- GOAL -
Set down the full listing exactly as given. Any pictures are to be left out.
* START SUPPLIED ENTRIES *
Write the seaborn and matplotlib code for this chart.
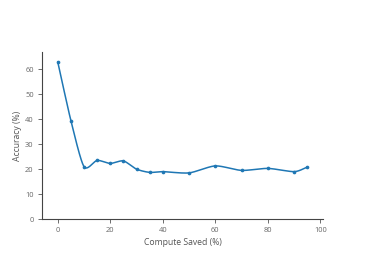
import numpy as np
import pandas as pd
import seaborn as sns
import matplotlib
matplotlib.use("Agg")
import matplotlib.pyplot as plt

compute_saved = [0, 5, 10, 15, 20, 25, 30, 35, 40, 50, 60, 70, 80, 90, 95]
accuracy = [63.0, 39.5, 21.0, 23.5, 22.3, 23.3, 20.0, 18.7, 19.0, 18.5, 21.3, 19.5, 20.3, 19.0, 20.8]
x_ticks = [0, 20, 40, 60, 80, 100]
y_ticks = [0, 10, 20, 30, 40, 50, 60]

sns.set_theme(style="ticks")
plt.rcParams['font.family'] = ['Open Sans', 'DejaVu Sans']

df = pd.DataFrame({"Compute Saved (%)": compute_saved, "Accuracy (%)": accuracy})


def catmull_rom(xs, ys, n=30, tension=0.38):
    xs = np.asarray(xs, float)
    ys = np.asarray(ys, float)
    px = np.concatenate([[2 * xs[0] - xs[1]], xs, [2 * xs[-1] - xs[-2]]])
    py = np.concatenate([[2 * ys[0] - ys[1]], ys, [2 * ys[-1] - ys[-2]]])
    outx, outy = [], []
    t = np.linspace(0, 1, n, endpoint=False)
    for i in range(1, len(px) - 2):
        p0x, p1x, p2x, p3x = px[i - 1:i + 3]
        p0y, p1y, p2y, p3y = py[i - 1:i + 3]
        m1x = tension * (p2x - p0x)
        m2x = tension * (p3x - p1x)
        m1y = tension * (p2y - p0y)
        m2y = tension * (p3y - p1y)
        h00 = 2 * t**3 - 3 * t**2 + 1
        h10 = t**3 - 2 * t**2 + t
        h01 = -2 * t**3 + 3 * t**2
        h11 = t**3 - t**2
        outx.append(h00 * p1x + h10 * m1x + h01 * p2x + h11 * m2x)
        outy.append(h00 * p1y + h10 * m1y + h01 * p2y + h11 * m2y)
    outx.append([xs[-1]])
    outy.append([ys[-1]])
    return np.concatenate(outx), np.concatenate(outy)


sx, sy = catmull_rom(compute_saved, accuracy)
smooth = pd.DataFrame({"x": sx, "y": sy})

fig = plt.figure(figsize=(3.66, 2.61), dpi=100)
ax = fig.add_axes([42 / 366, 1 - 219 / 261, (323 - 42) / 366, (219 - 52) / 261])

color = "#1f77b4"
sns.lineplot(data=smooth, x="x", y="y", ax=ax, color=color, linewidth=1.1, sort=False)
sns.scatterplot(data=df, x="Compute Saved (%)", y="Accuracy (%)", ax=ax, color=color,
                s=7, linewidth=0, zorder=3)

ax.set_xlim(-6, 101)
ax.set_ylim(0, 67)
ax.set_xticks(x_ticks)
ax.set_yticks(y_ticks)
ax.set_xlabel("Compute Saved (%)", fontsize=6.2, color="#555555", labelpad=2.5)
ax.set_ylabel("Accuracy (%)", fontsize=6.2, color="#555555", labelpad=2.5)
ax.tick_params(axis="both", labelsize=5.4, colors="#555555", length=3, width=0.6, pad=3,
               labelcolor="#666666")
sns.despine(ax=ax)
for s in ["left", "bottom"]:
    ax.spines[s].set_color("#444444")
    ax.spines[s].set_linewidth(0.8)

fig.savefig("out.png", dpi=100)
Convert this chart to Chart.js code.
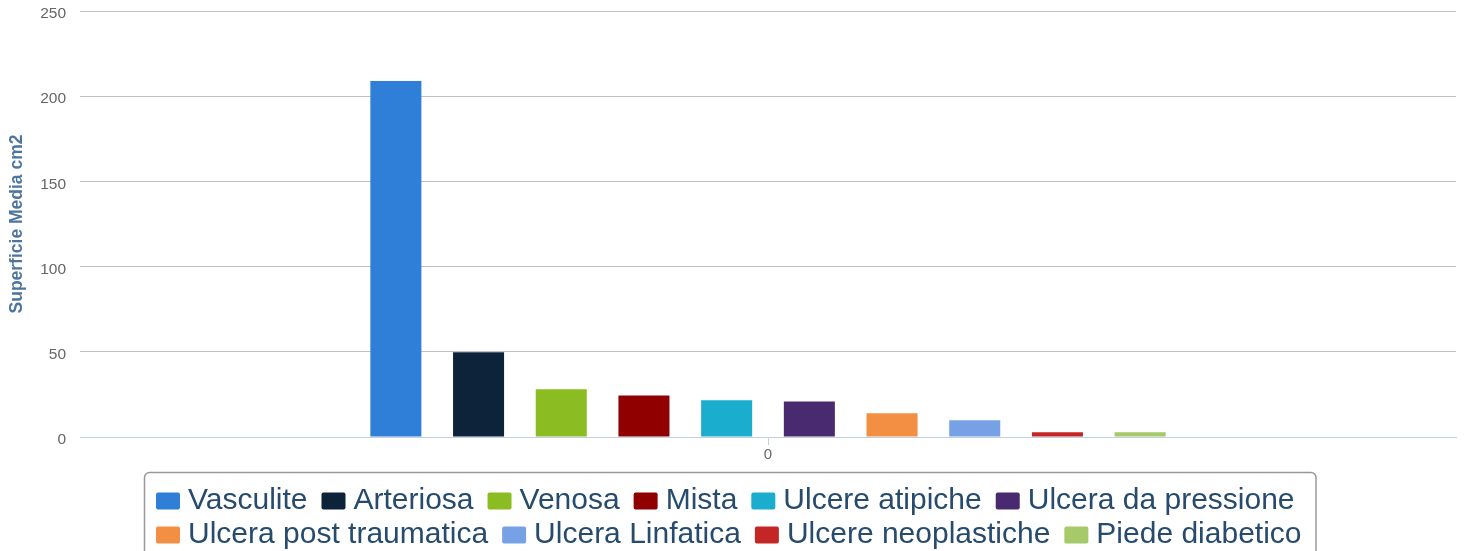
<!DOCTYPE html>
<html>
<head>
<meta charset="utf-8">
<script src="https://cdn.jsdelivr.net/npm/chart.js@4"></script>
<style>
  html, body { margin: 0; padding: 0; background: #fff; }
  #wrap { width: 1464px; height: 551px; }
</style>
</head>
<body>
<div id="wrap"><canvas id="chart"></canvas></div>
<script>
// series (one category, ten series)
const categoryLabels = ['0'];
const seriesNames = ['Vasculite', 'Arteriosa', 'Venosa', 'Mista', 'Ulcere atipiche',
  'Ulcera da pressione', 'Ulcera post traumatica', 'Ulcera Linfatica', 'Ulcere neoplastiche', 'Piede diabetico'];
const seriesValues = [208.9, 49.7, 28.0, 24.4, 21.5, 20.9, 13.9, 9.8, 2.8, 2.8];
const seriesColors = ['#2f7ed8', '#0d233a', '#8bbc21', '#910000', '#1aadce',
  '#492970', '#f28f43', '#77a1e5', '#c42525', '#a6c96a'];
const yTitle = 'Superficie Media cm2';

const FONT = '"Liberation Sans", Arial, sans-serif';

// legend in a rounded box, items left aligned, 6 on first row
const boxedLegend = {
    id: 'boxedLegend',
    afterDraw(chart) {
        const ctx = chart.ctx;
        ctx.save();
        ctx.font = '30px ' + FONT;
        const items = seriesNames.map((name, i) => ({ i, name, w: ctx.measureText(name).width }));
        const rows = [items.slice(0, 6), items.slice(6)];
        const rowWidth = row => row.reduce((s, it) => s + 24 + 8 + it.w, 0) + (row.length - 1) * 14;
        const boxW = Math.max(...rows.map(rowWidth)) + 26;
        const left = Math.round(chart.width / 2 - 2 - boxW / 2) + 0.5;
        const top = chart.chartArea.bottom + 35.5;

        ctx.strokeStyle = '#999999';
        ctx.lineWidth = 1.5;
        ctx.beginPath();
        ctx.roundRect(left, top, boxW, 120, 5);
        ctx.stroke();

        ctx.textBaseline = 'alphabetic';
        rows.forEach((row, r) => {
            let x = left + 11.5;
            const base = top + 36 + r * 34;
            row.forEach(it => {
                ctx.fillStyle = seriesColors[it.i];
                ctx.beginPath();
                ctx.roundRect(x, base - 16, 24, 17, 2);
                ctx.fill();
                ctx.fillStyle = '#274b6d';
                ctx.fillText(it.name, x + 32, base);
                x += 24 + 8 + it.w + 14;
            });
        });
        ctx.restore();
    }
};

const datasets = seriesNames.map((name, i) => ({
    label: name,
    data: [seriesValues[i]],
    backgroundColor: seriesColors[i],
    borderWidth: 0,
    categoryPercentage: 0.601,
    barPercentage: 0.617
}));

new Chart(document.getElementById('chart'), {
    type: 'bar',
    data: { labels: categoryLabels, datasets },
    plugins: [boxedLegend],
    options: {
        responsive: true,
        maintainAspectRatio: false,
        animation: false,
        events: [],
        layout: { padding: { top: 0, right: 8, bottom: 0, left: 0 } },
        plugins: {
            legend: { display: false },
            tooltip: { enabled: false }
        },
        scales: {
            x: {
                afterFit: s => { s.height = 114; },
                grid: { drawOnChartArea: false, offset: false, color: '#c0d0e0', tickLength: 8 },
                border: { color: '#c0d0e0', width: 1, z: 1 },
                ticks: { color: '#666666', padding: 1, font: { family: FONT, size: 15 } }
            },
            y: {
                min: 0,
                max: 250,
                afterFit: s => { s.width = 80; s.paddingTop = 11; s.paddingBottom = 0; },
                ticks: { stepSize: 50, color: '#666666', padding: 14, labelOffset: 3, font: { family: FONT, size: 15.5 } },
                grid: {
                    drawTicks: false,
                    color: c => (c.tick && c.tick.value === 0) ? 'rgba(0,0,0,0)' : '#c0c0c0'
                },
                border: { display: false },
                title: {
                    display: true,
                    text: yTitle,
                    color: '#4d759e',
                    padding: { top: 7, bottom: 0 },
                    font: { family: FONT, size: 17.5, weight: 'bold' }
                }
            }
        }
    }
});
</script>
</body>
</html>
* END SUPPLIED ENTRIES *
- RESULT FOR THIS TASK -
Write the seaborn and matplotlib code for this chart.
import numpy as np
import pandas as pd
import seaborn as sns
import matplotlib
matplotlib.use("Agg")
import matplotlib.pyplot as plt

compute_saved = [0, 5, 10, 15, 20, 25, 30, 35, 40, 50, 60, 70, 80, 90, 95]
accuracy = [63.0, 39.5, 21.0, 23.5, 22.3, 23.3, 20.0, 18.7, 19.0, 18.5, 21.3, 19.5, 20.3, 19.0, 20.8]
x_ticks = [0, 20, 40, 60, 80, 100]
y_ticks = [0, 10, 20, 30, 40, 50, 60]

sns.set_theme(style="ticks")
plt.rcParams['font.family'] = ['Open Sans', 'DejaVu Sans']

df = pd.DataFrame({"Compute Saved (%)": compute_saved, "Accuracy (%)": accuracy})


def catmull_rom(xs, ys, n=30, tension=0.38):
    xs = np.asarray(xs, float)
    ys = np.asarray(ys, float)
    px = np.concatenate([[2 * xs[0] - xs[1]], xs, [2 * xs[-1] - xs[-2]]])
    py = np.concatenate([[2 * ys[0] - ys[1]], ys, [2 * ys[-1] - ys[-2]]])
    outx, outy = [], []
    t = np.linspace(0, 1, n, endpoint=False)
    for i in range(1, len(px) - 2):
        p0x, p1x, p2x, p3x = px[i - 1:i + 3]
        p0y, p1y, p2y, p3y = py[i - 1:i + 3]
        m1x = tension * (p2x - p0x)
        m2x = tension * (p3x - p1x)
        m1y = tension * (p2y - p0y)
        m2y = tension * (p3y - p1y)
        h00 = 2 * t**3 - 3 * t**2 + 1
        h10 = t**3 - 2 * t**2 + t
        h01 = -2 * t**3 + 3 * t**2
        h11 = t**3 - t**2
        outx.append(h00 * p1x + h10 * m1x + h01 * p2x + h11 * m2x)
        outy.append(h00 * p1y + h10 * m1y + h01 * p2y + h11 * m2y)
    outx.append([xs[-1]])
    outy.append([ys[-1]])
    return np.concatenate(outx), np.concatenate(outy)


sx, sy = catmull_rom(compute_saved, accuracy)
smooth = pd.DataFrame({"x": sx, "y": sy})

fig = plt.figure(figsize=(3.66, 2.61), dpi=100)
ax = fig.add_axes([42 / 366, 1 - 219 / 261, (323 - 42) / 366, (219 - 52) / 261])

color = "#1f77b4"
sns.lineplot(data=smooth, x="x", y="y", ax=ax, color=color, linewidth=1.1, sort=False)
sns.scatterplot(data=df, x="Compute Saved (%)", y="Accuracy (%)", ax=ax, color=color,
                s=7, linewidth=0, zorder=3)

ax.set_xlim(-6, 101)
ax.set_ylim(0, 67)
ax.set_xticks(x_ticks)
ax.set_yticks(y_ticks)
ax.set_xlabel("Compute Saved (%)", fontsize=6.2, color="#555555", labelpad=2.5)
ax.set_ylabel("Accuracy (%)", fontsize=6.2, color="#555555", labelpad=2.5)
ax.tick_params(axis="both", labelsize=5.4, colors="#555555", length=3, width=0.6, pad=3,
               labelcolor="#666666")
sns.despine(ax=ax)
for s in ["left", "bottom"]:
    ax.spines[s].set_color("#444444")
    ax.spines[s].set_linewidth(0.8)

fig.savefig("out.png", dpi=100)
Convert this chart to Chart.js code.
<!DOCTYPE html>
<html>
<head>
<meta charset="utf-8">
<script src="https://cdn.jsdelivr.net/npm/chart.js@4"></script>
<style>
  html, body { margin: 0; padding: 0; background: #fff; }
  #wrap { width: 1464px; height: 551px; }
</style>
</head>
<body>
<div id="wrap"><canvas id="chart"></canvas></div>
<script>
// series (one category, ten series)
const categoryLabels = ['0'];
const seriesNames = ['Vasculite', 'Arteriosa', 'Venosa', 'Mista', 'Ulcere atipiche',
  'Ulcera da pressione', 'Ulcera post traumatica', 'Ulcera Linfatica', 'Ulcere neoplastiche', 'Piede diabetico'];
const seriesValues = [208.9, 49.7, 28.0, 24.4, 21.5, 20.9, 13.9, 9.8, 2.8, 2.8];
const seriesColors = ['#2f7ed8', '#0d233a', '#8bbc21', '#910000', '#1aadce',
  '#492970', '#f28f43', '#77a1e5', '#c42525', '#a6c96a'];
const yTitle = 'Superficie Media cm2';

const FONT = '"Liberation Sans", Arial, sans-serif';

// legend in a rounded box, items left aligned, 6 on first row
const boxedLegend = {
    id: 'boxedLegend',
    afterDraw(chart) {
        const ctx = chart.ctx;
        ctx.save();
        ctx.font = '30px ' + FONT;
        const items = seriesNames.map((name, i) => ({ i, name, w: ctx.measureText(name).width }));
        const rows = [items.slice(0, 6), items.slice(6)];
        const rowWidth = row => row.reduce((s, it) => s + 24 + 8 + it.w, 0) + (row.length - 1) * 14;
        const boxW = Math.max(...rows.map(rowWidth)) + 26;
        const left = Math.round(chart.width / 2 - 2 - boxW / 2) + 0.5;
        const top = chart.chartArea.bottom + 35.5;

        ctx.strokeStyle = '#999999';
        ctx.lineWidth = 1.5;
        ctx.beginPath();
        ctx.roundRect(left, top, boxW, 120, 5);
        ctx.stroke();

        ctx.textBaseline = 'alphabetic';
        rows.forEach((row, r) => {
            let x = left + 11.5;
            const base = top + 36 + r * 34;
            row.forEach(it => {
                ctx.fillStyle = seriesColors[it.i];
                ctx.beginPath();
                ctx.roundRect(x, base - 16, 24, 17, 2);
                ctx.fill();
                ctx.fillStyle = '#274b6d';
                ctx.fillText(it.name, x + 32, base);
                x += 24 + 8 + it.w + 14;
            });
        });
        ctx.restore();
    }
};

const datasets = seriesNames.map((name, i) => ({
    label: name,
    data: [seriesValues[i]],
    backgroundColor: seriesColors[i],
    borderWidth: 0,
    categoryPercentage: 0.601,
    barPercentage: 0.617
}));

new Chart(document.getElementById('chart'), {
    type: 'bar',
    data: { labels: categoryLabels, datasets },
    plugins: [boxedLegend],
    options: {
        responsive: true,
        maintainAspectRatio: false,
        animation: false,
        events: [],
        layout: { padding: { top: 0, right: 8, bottom: 0, left: 0 } },
        plugins: {
            legend: { display: false },
            tooltip: { enabled: false }
        },
        scales: {
            x: {
                afterFit: s => { s.height = 114; },
                grid: { drawOnChartArea: false, offset: false, color: '#c0d0e0', tickLength: 8 },
                border: { color: '#c0d0e0', width: 1, z: 1 },
                ticks: { color: '#666666', padding: 1, font: { family: FONT, size: 15 } }
            },
            y: {
                min: 0,
                max: 250,
                afterFit: s => { s.width = 80; s.paddingTop = 11; s.paddingBottom = 0; },
                ticks: { stepSize: 50, color: '#666666', padding: 14, labelOffset: 3, font: { family: FONT, size: 15.5 } },
                grid: {
                    drawTicks: false,
                    color: c => (c.tick && c.tick.value === 0) ? 'rgba(0,0,0,0)' : '#c0c0c0'
                },
                border: { display: false },
                title: {
                    display: true,
                    text: yTitle,
                    color: '#4d759e',
                    padding: { top: 7, bottom: 0 },
                    font: { family: FONT, size: 17.5, weight: 'bold' }
                }
            }
        }
    }
});
</script>
</body>
</html>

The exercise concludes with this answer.